In the 1990s, the country music industry delivered a cruel fate to him: The genre he had helped salvage from the throes of pop-rock took another hard turn, becoming the new rock. Cowboy hat wearing stars like Clint Black and Garth Brooks were peppering the charts, but radio stations fell out of favour with Ricky Skaggs, just as country music ironically sought to expand its base. The new country had plenty of room in its tent for George Strait’s straightforward country and western swing, but not bluegrass.

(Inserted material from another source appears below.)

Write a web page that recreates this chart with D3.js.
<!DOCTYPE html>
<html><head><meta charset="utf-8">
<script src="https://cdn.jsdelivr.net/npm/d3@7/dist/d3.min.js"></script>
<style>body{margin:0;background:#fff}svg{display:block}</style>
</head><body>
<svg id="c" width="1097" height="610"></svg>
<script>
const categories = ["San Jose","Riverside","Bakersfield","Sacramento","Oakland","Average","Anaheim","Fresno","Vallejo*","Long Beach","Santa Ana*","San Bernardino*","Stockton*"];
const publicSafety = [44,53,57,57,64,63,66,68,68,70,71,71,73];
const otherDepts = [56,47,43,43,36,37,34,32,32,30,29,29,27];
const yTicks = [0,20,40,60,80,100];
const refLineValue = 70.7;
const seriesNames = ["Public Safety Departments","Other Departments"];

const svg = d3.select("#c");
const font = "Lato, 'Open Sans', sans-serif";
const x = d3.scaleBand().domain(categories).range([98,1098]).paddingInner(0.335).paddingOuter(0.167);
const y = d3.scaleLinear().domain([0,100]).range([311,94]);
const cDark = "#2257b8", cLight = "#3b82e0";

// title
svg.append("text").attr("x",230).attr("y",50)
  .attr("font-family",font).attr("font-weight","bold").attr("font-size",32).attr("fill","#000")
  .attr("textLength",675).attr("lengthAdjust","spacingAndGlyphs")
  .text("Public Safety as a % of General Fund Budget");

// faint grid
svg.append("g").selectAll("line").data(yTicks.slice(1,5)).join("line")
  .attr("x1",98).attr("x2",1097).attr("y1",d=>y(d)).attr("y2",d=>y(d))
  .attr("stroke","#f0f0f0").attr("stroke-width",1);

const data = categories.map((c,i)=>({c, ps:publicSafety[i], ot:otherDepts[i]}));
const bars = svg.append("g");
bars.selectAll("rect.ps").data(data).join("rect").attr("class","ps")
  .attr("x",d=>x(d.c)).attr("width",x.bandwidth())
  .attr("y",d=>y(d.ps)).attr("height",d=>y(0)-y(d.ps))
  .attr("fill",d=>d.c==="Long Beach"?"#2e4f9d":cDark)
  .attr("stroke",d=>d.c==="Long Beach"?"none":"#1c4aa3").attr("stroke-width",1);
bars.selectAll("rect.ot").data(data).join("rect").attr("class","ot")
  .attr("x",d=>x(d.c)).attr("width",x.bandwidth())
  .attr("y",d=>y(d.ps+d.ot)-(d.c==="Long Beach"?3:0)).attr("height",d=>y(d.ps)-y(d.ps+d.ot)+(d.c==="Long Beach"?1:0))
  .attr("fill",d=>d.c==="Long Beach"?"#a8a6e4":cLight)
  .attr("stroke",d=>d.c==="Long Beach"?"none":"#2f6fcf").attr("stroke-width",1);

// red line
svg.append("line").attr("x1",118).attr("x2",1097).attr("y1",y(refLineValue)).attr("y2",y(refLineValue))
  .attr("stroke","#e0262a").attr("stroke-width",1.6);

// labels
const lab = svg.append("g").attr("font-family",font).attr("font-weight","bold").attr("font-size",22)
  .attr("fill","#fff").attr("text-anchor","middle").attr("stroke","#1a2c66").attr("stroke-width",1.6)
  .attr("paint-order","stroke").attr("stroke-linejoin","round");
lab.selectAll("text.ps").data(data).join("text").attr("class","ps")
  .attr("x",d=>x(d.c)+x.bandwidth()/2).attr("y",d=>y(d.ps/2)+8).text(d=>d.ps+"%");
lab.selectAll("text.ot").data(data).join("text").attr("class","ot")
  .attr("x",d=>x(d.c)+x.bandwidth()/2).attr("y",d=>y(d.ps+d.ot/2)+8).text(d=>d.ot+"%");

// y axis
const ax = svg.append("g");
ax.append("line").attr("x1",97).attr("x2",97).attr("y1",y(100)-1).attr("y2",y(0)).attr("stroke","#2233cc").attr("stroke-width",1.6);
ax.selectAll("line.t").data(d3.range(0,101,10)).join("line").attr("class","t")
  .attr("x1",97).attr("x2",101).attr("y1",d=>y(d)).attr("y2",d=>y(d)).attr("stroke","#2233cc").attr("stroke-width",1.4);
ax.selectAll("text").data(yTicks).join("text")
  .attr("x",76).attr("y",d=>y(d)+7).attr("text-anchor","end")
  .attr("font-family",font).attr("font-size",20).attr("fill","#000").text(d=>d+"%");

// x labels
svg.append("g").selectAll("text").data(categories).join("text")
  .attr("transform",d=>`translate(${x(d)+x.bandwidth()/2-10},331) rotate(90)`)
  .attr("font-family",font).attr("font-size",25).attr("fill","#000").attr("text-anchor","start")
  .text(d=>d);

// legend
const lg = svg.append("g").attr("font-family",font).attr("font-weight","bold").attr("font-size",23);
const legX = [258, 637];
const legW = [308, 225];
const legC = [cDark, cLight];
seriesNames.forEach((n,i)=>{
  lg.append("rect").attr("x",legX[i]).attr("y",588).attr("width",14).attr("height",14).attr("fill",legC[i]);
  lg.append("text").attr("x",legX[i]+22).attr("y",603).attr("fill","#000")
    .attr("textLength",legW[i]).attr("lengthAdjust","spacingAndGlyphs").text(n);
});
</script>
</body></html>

Ricky’s fans, many of whom were disenfranchised with his slick new country sound, and had been clamouring for him to return to his bluegrass roots for years, eventually had their voices heard when he formed Kentucky Thunder. The genre he had brought to country music embraced him and his new band, showering them with Grammys and International Bluegrass Music Association awards.

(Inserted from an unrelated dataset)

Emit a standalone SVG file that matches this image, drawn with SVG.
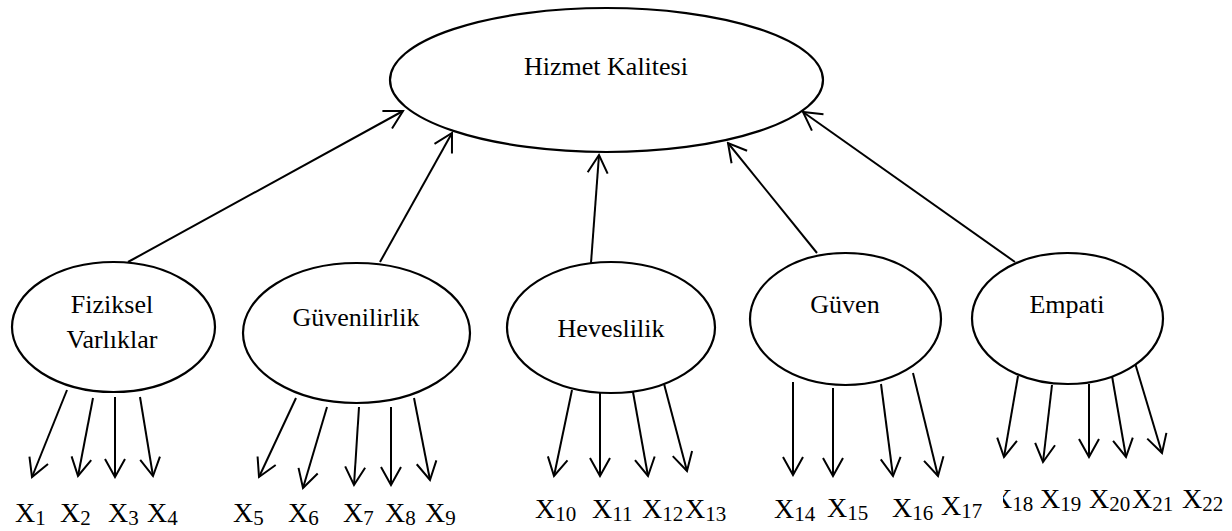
<svg xmlns="http://www.w3.org/2000/svg" width="1232" height="531" viewBox="0 0 1232 531">
<style>
.node ellipse{fill:#fff;stroke:#000;stroke-width:2.2}
.lbl{font-family:"Liberation Serif","Times New Roman",serif;font-size:26px;fill:#000;text-anchor:middle}
.x{font-family:"Liberation Serif","Times New Roman",serif;font-size:28px;fill:#000}
.s{font-size:21px}
#connectors line{stroke:#000;stroke-width:2;marker-end:url(#arr)}
</style>
<defs>
<marker id="arr" markerUnits="userSpaceOnUse" viewBox="-20 -12 22 24" refX="0" refY="0" markerWidth="22" markerHeight="24" orient="auto">
<path d="M-18,-10 L0,0 L-18,10" fill="none" stroke="#000" stroke-width="2"/>
</marker>
<clipPath id="clip18"><rect x="1003" y="480" width="60" height="50"/></clipPath>
</defs>
<g id="connectors">
<line x1="128" y1="262" x2="403" y2="111"/>
<line x1="380" y1="262" x2="452" y2="133"/>
<line x1="591" y1="263" x2="599" y2="155"/>
<line x1="817" y1="253" x2="728" y2="143"/>
<line x1="1015" y1="262" x2="803" y2="112"/>
<line x1="67" y1="390" x2="32" y2="477"/>
<line x1="93" y1="398" x2="78" y2="476"/>
<line x1="115" y1="397" x2="115" y2="477"/>
<line x1="140" y1="397" x2="153" y2="476"/>
<line x1="296" y1="398" x2="259" y2="477"/>
<line x1="327" y1="407" x2="303" y2="488"/>
<line x1="359" y1="407" x2="354" y2="485"/>
<line x1="391" y1="407" x2="391" y2="485"/>
<line x1="414" y1="398" x2="430" y2="480"/>
<line x1="572" y1="390" x2="554" y2="476"/>
<line x1="600" y1="393" x2="600" y2="476"/>
<line x1="633" y1="392" x2="648" y2="476"/>
<line x1="663" y1="380" x2="687" y2="471"/>
<line x1="793" y1="382" x2="793" y2="475"/>
<line x1="833" y1="388" x2="833" y2="476"/>
<line x1="881" y1="384" x2="893" y2="476"/>
<line x1="913" y1="373" x2="938" y2="476"/>
<line x1="1018" y1="376" x2="1004" y2="457"/>
<line x1="1052" y1="385" x2="1043" y2="462"/>
<line x1="1089" y1="384" x2="1089" y2="457"/>
<line x1="1112" y1="376" x2="1126" y2="457"/>
<line x1="1135" y1="363" x2="1162" y2="453"/>
</g>
<g id="hizmet" class="node"><ellipse cx="606.5" cy="80" rx="216.5" ry="72"/><text class="lbl" x="606" y="75">Hizmet Kalitesi</text></g>
<g id="fiziksel" class="node"><ellipse cx="113.5" cy="327" rx="101.5" ry="65"/><text class="lbl" x="112" y="313">Fiziksel</text><text class="lbl" x="112" y="348">Varlıklar</text></g>
<g id="guvenilirlik" class="node"><ellipse cx="356.5" cy="333" rx="113.5" ry="70"/><text class="lbl" x="356" y="326">Güvenilirlik</text></g>
<g id="heveslilik" class="node"><ellipse cx="611" cy="327.5" rx="104" ry="65.5"/><text class="lbl" x="611" y="337">Heveslilik</text></g>
<g id="guven" class="node"><ellipse cx="845.5" cy="319" rx="95.5" ry="66"/><text class="lbl" x="845" y="313">Güven</text></g>
<g id="empati" class="node"><ellipse cx="1067.5" cy="318.5" rx="95.5" ry="65.5"/><text class="lbl" x="1067" y="313">Empati</text></g>
<g id="labels">
<text class="x" x="15" y="522">X<tspan class="s" dy="3">1</tspan></text>
<text class="x" x="60" y="522">X<tspan class="s" dy="3">2</tspan></text>
<text class="x" x="108" y="522">X<tspan class="s" dy="3">3</tspan></text>
<text class="x" x="147" y="522">X<tspan class="s" dy="3">4</tspan></text>
<text class="x" x="233" y="522">X<tspan class="s" dy="3">5</tspan></text>
<text class="x" x="288" y="522">X<tspan class="s" dy="3">6</tspan></text>
<text class="x" x="343" y="522">X<tspan class="s" dy="3">7</tspan></text>
<text class="x" x="385" y="522">X<tspan class="s" dy="3">8</tspan></text>
<text class="x" x="425" y="522">X<tspan class="s" dy="3">9</tspan></text>
<text class="x" x="535" y="518">X<tspan class="s" dy="3">10</tspan></text>
<text class="x" x="592" y="518">X<tspan class="s" dy="3">11</tspan></text>
<text class="x" x="642" y="518">X<tspan class="s" dy="3">12</tspan></text>
<text class="x" x="685" y="518">X<tspan class="s" dy="3">13</tspan></text>
<text class="x" x="774" y="518">X<tspan class="s" dy="3">14</tspan></text>
<text class="x" x="827" y="517">X<tspan class="s" dy="3">15</tspan></text>
<text class="x" x="892" y="517">X<tspan class="s" dy="3">16</tspan></text>
<text class="x" x="941" y="515">X<tspan class="s" dy="3">17</tspan></text>
<text class="x" x="992" y="508" clip-path="url(#clip18)">X<tspan class="s" dy="3">18</tspan></text>
<text class="x" x="1040" y="508">X<tspan class="s" dy="3">19</tspan></text>
<text class="x" x="1089" y="508">X<tspan class="s" dy="3">20</tspan></text>
<text class="x" x="1132" y="508">X<tspan class="s" dy="3">21</tspan></text>
<text class="x" x="1182" y="508">X<tspan class="s" dy="3">22</tspan></text>
</g>
</svg>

In 2007, he famously duetted with Bruce Hornsby, an experiment that may have made his fans skittish, but nevertheless exposed a new audience to bluegrass music, as well as bluegrass fans to the piano virtuosity of Hornsby. Also, at long last, he finally recorded an album with The Whites, which comprises his wife, sister and father-in-law. The album, Salt of the Earth, won a Dove Award and a Grammy Award.

In 2008, he released the CD, Honoring the Fathers of Bluegrass: Tribute to 46 & 47, an homage to his mentor and idol, Bill Monroe. Earl Scruggs, the only living Monroe alum, made a guest appearance on the album. He also released an acoustic affair entitled The High Notes, in which he re-worked many of his own hits into a more traditional bluegrass format, frequently supplanting the obligatory steel guitar with a fiddle or piano. In January 2009, he performed some of this material at the Newberry Opera House in Columbia, South Carolina.

He continues to record on his own label, Skaggs Family Records, and is responsible for discovering a new generation of bluegrass musicians, including Cadillac Sky and Cherryholmes. His trophy case is a treasure trove full of CMA Awards and Grammys that will likely keep growing throughout the 21st century.